Resolv's Recovery Triage: $77M Bandaged, USR Still on Crutches at $0.31
Just days after an exploit decided to print 80 million USR tokens like it was running a central bank, Resolv Labs reports that phase one of its recovery operation is, against all odds, not a complete disaster. In a March 25 post on X, the team announced that over $77 million has been redeemed for the allow-listed wallets holding USR before the hack—covering more than 90% of that group and delivering the "strong progress" they promised, which in crypto terms means the building is still on fire, but the exit signs are lit.

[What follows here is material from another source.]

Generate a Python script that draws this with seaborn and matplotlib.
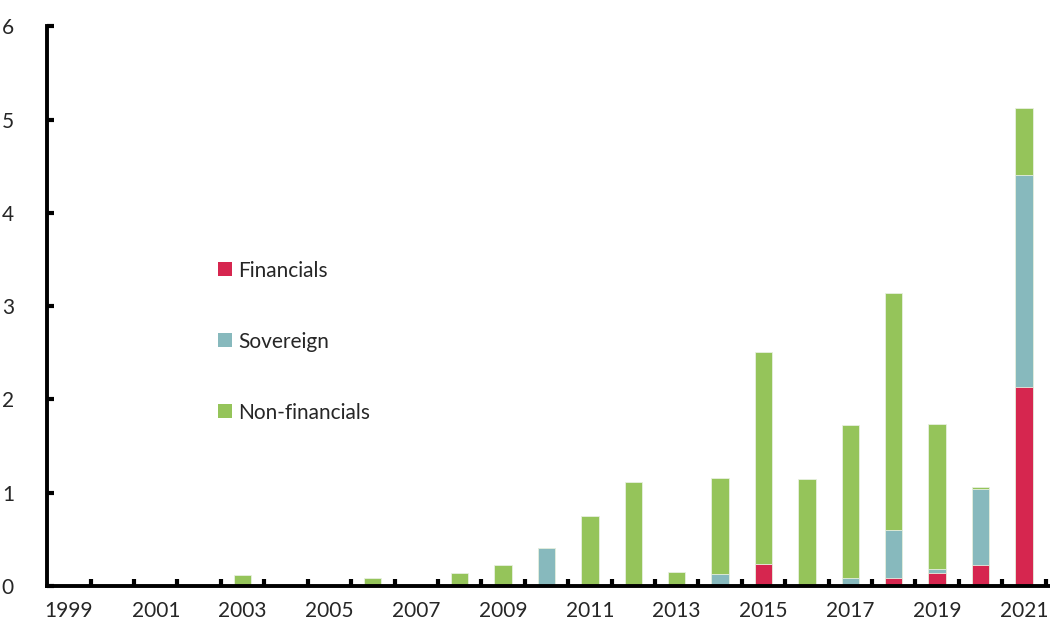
import numpy as np
import pandas as pd
import matplotlib
matplotlib.use("Agg")
import matplotlib.pyplot as plt
import seaborn as sns
from matplotlib.patches import Patch
from matplotlib.ticker import FixedLocator

years = [str(y) for y in range(1999, 2022)]

# values (stacked: financials, sovereign, non-financials)
financials = [0, 0, 0, 0, 0, 0, 0, 0, 0, 0, 0, 0, 0, 0, 0, 0, 0.24, 0, 0, 0.08, 0.14, 0.22, 2.13]
sovereign = [0, 0, 0, 0, 0, 0, 0, 0, 0, 0, 0, 0.41, 0, 0, 0, 0.13, 0, 0, 0.09, 0.52, 0.04, 0.82, 2.28]
non_financials = [0, 0, 0, 0, 0.12, 0, 0, 0.09, 0, 0.14, 0.22, 0, 0.75, 1.11, 0.15, 1.03,
                  2.27, 1.15, 1.64, 2.54, 1.56, 0.02, 0.71]

labels = ["Financials", "Sovereign", "Non-financials"]
colors = ["#D6264F", "#87B9BD", "#95C45A"]

df = pd.DataFrame({"year": years, "fin": financials, "sov": sovereign, "nonfin": non_financials})
df["sov_cum"] = df["fin"] + df["sov"]
df["total"] = df["sov_cum"] + df["nonfin"]

sns.set_style("white")
plt.rcParams["font.family"] = ["Lato", "DejaVu Sans"]

fig = plt.figure(figsize=(10.5, 6.26), dpi=100)
ax = fig.add_axes([0.045, 0.064, 0.955, 0.894])

# layered drawing: total first, then cumulative parts on top
for col, c in zip(["total", "sov_cum", "fin"], colors[::-1]):
    sns.barplot(data=df, x="year", y=col, order=years, color=c, width=0.4,
                edgecolor="#E8F0E0", linewidth=0.6, ax=ax, saturation=1)

ax.set_xlim(-0.5, 22.6)
ax.set_ylim(0, 6)
ax.set_xlabel("")
ax.set_ylabel("")

ax.set_xticks(range(0, len(years), 2))
ax.set_xticklabels(years[::2])
ax.xaxis.set_minor_locator(FixedLocator(np.arange(0.5, 23, 1)))
ax.tick_params(axis="x", which="major", bottom=True, length=0, pad=11, labelsize=15)
ax.tick_params(axis="x", which="minor", bottom=True, direction="in", length=5, width=3, color="black")
ax.set_yticks(range(0, 7))
ax.tick_params(axis="y", left=True, direction="in", length=5, width=3, color="black",
               pad=24, labelsize=15)

sns.despine(ax=ax)
for s in ["left", "bottom"]:
    ax.spines[s].set_linewidth(2.8)
    ax.spines[s].set_color("black")

handles = [Patch(facecolor=c, edgecolor="none") for c in colors]
ax.legend(handles, labels, loc="upper left", bbox_to_anchor=(0.16, 0.60), frameon=False,
          fontsize=15, handlelength=0.65, handleheight=0.65, handletextpad=0.3,
          labelspacing=2.45, borderpad=0)

fig.savefig("out.png", dpi=100)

DeFi lender Fluid has confirmed it's already wiped out roughly $70 million of USR-related debt on its BNB and Plasma chains. A governance proposal is now shoveling the remaining positions into a team multisig for final settlement. Fluid is promising a full compensation plan for affected users while sternly assuring everyone its markets are safe and operational, a bit like a pilot announcing everything's fine after the oxygen masks have dropped.
The tokenized-asset platform Midas also took stock of its exposure, with the mAPOLLO token fully cashing out its USR position. Meanwhile, mBASIS and msyrupUSDp—which had no direct USR exposure—decided to pull their Fluid allocations on Plasma anyway, a classic case of "better safe than sorry" after watching your neighbor's house get rekt. Midas says token prices will be updated and instant redemptions will resume once the NAV reports roll in from its strategy managers, who are presumably checking their spreadsheets extra carefully this week.
Gauntlet, another platform caught in the blast radius, has signaled it's drafting its own compensation plan, because in DeFi, everyone gets to write their own version of the "we're sorry" song.
Despite this redemption sprint that would make an Olympian proud, USR—a collateralized stablecoin supposedly pegged to the dollar—remains firmly in the discount bin, trading around $0.31. It's up about 38% in the last 24 hours, a classic dead cat bounce that's still miles from the promised land of a dollar. Its market cap has deflated from roughly $78 million to $55.2 million since the incident, a brutal haircut no barber would charge for. The attacker is still ignoring a 72-hour ultimatum to return 90% of the $25 million in converted funds; the deadline expires on Thursday, March 26, after which Resolv threatens to "escalate," which in this space usually means moving from angry tweets to slightly angrier legal letters.
Resolv Labs is now focused on finishing this round of redemptions before moving to the next recovery phases for remaining users, hoping to stitch the stablecoin's fortunes back together—a task requiring more thread than a grandma's sewing kit.